People with money in Mexico have real money, and they are looking for places they can put it. If Lopez Obrador wins, more wealthy Mexicans could move their money to the U.S. South Florida is looking awfully good for a lot of people to hedge their bets with investment properties.
Mexican buyers on the hunt
Developer Rodrigo Azpurua has seen a significant uptick in interest from Mexican buyers looking to put their capital to work on his projects. Azpurua, CEO of Riviera Point Development Group, said about 60 percent of the calls he’s received over the last month or so have been from Latin America, including 30 percent from Mexico. That’s far above what he would ordinarily handle in the same time frame. Many calls have also come from Colombia, which remains unstable despite a recent ceasefire between the government and rebel forces; and Venezuela, where conditions have become desperate for much of the population.

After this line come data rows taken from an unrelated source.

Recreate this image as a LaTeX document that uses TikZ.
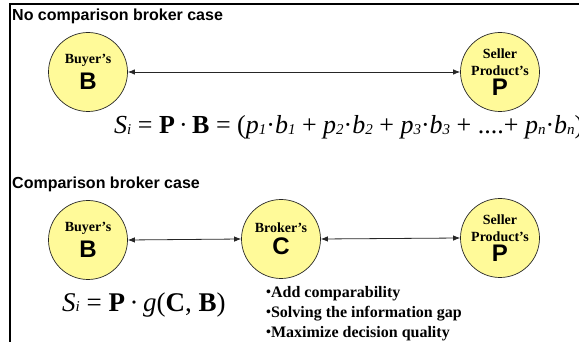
\documentclass[tikz,border=0pt]{standalone}
\usepackage{fontspec}
\usetikzlibrary{arrows.meta}
\setmainfont{Liberation Serif}
\newfontfamily\hsans{Liberation Sans}
\newcommand{\sbs}[1]{\raisebox{-1pt}{\fontsize{15}{15}\selectfont\itshape #1}}
\newcommand{\vb}[1]{\textbf{#1}}
\newcommand{\bigltr}[1]{{\hsans\fontsize{24}{24}\selectfont #1}}
\newcommand{\mdot}{\,·\,}
\newcommand{\bulpt}{{\fontsize{14}{14}\selectfont\raisebox{0.5pt}{•}}}
\begin{document}
\begin{tikzpicture}[>={Latex[length=7pt,width=5.5pt]}, x=1pt, y=-1pt]
\tikzstyle{party}=[circle,draw=black!85,line width=0.7pt,fill=yellow!40,minimum size=79pt,inner sep=0pt,align=center,font=\bfseries\fontsize{14}{17}\selectfont]
\tikzstyle{head}=[anchor=base west,inner sep=0pt,font=\hsans\bfseries\fontsize{16}{16}\selectfont]
\tikzstyle{link}=[<->,line width=0.8pt,black!85]
\useasboundingbox (0,0) rectangle (579,342);
\draw[line width=2pt] (579,4) -| (10,342);
% no comparison broker case
\node[head](h1) at (12,21) {No comparison broker case};
\node[party](b1) at (88,72) {Buyer's\\[5pt]\bigltr{B}};
\node[party](p1) at (500,72) {Seller\\Product's\\[3pt]\bigltr{P}};
\draw[link] (b1.east) -- (p1.west);
\node[anchor=base west,inner sep=0pt,font=\fontsize{26}{26}\selectfont](f1) at (114,134)
  {\textit{S}\sbs{i} = \vb{P}\mdot\vb{B} = (\textit{p}\sbs{1}·\textit{b}\sbs{1} + \textit{p}\sbs{2}·\textit{b}\sbs{2} + \textit{p}\sbs{3}·\textit{b}\sbs{3} + ....+ \textit{p}\sbs{n}·\textit{b}\sbs{n})};
% comparison broker case
\node[head](h2) at (12,189) {Comparison broker case};
\node[party](b2) at (88,240) {Buyer's\\[5pt]\bigltr{B}};
\node[party](c2) at (281,239) {Broker's\\[5pt]\bigltr{C}};
\node[party](p2) at (500,238) {Seller\\Product's\\[3pt]\bigltr{P}};
\draw[link] (b2.east) -- (c2.west);
\draw[link] (c2.east) -- (p2.west);
\node[anchor=base west,inner sep=0pt,font=\fontsize{27}{27}\selectfont](f2) at (62,311)
  {\textit{S}\sbs{i} = \vb{P}\mdot\textit{g}(\vb{C}, \vb{B})};
\node[anchor=north west,inner sep=0pt,align=left,font=\bfseries\fontsize{16}{20}\selectfont](note) at (266,286)
  {\bulpt Add comparability\\\bulpt Solving the information gap\\\bulpt Maximize decision quality};
\end{tikzpicture}
\end{document}
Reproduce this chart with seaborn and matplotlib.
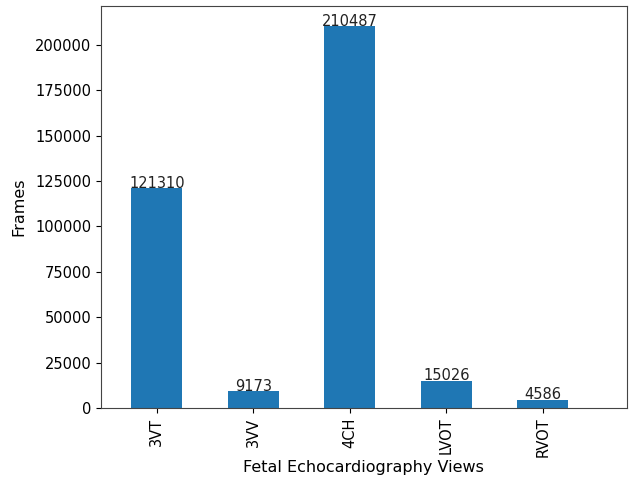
import matplotlib
matplotlib.use("Agg")
import matplotlib.pyplot as plt
import seaborn as sns
import pandas as pd

views = ["3VT", "3VV", "4CH", "LVOT", "RVOT"]
frames = [121310, 9173, 210487, 15026, 4586]

df = pd.DataFrame({"view": views, "frames": frames})

fig = plt.figure(figsize=(6.35, 4.95), dpi=100)
ax = fig.add_axes([0.159, 0.176, 0.828, 0.812])
sns.barplot(data=df, x="view", y="frames", color="#1f77b4", saturation=1,
            width=0.53, ax=ax)
for i, v in enumerate(frames):
    ax.annotate(str(v), (i, v), xytext=(0, -2), textcoords="offset points",
                ha="center", va="bottom", fontsize=10.5, color="#222222")
ax.set_xlim(-0.58, 4.87)
ax.set_ylim(0, 221500)
ax.set_yticks(range(0, 200001, 25000))
ax.tick_params(axis="x", labelrotation=90, labelsize=10.5)
ax.tick_params(axis="y", labelsize=10.5)
ax.set_xlabel("Fetal Echocardiography Views", fontsize=11.5, labelpad=2)
ax.set_ylabel("Frames", fontsize=11.5, labelpad=6)
for s in ax.spines.values():
    s.set_color("#444444")
fig.savefig("out.png", dpi=100)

Office property and hotels in Miami and Orlando using EB-5 funding, is seeking $6 million from 12 investors to build a La Quinta Inn & Suites in Orlando. The firm has signed on more Mexican investors since January, Azpurua said. And out of the 20 investors funding a Radisson RED near Miami International Airport, six are from Mexico, a marked increase from prior years.
Intending to seize on that buying interest, Riviera Point will increase the number of seminars it organizes in Mexico City in March through May, to attract more Mexican investors for its U.S. projects.
In the U.S., Mexican investors have traditionally done much of their business in Texas, California and Florida, states with substantial Mexican populations. In Florida, Mexico is the 10th biggest foreign investor. It peaked in 2008 and 2009 at 2.4 percent, before falling to 0.5 percent in 2013. It was back up to 2.1 percent last year, according to Florida Realtors.
Last year, Mexican citizens purchased $284 million of South Florida homes, about 4 percent of all foreign investment in the region, according to the Miami Association of Realtors.
The Mexicans want to keep having the same lifestyle as living in Mexico with the security of living in the U.S. The cycle of instability has led his buyers to “have one foot out of Mexico in case something happens.”
Still, others don’t believe the coming presidential election will have a lasting impact on investment in the region. Antonio Hanna Grayeb, a longtime real estate broker in Mexico, said there may be a slight increase in sales activity flowing into South Florida, but “investment is the same every election cycle.” Grayeb is also president of FIABCI-Americas, a federation of international real estate associations. Though Mexicans have been turned off by President Trump’s rhetoric, they have for the most part moved on, he said.
Veronica Cervera Goeseke, CEO of Cervera Real Estate, added that the real estate investment shift to Miami has been two decades in the making. Goeseke spoke earlier this month from Mexico, where she was selling the luxury condo tower Elysee Miami in Edgewater.
Miami may have long been considered a safe haven for Mexico’s real estate-buying elite, but what’s happening now is different, Arnaud maintained. If the leftist candidate wins the presidency, Arnaud added, those investors will jump into the market.
“Everyone is trying to pull the trigger,” he said. “If Lopez Obrador gets elected, we will see a lot of buyers from Mexico.”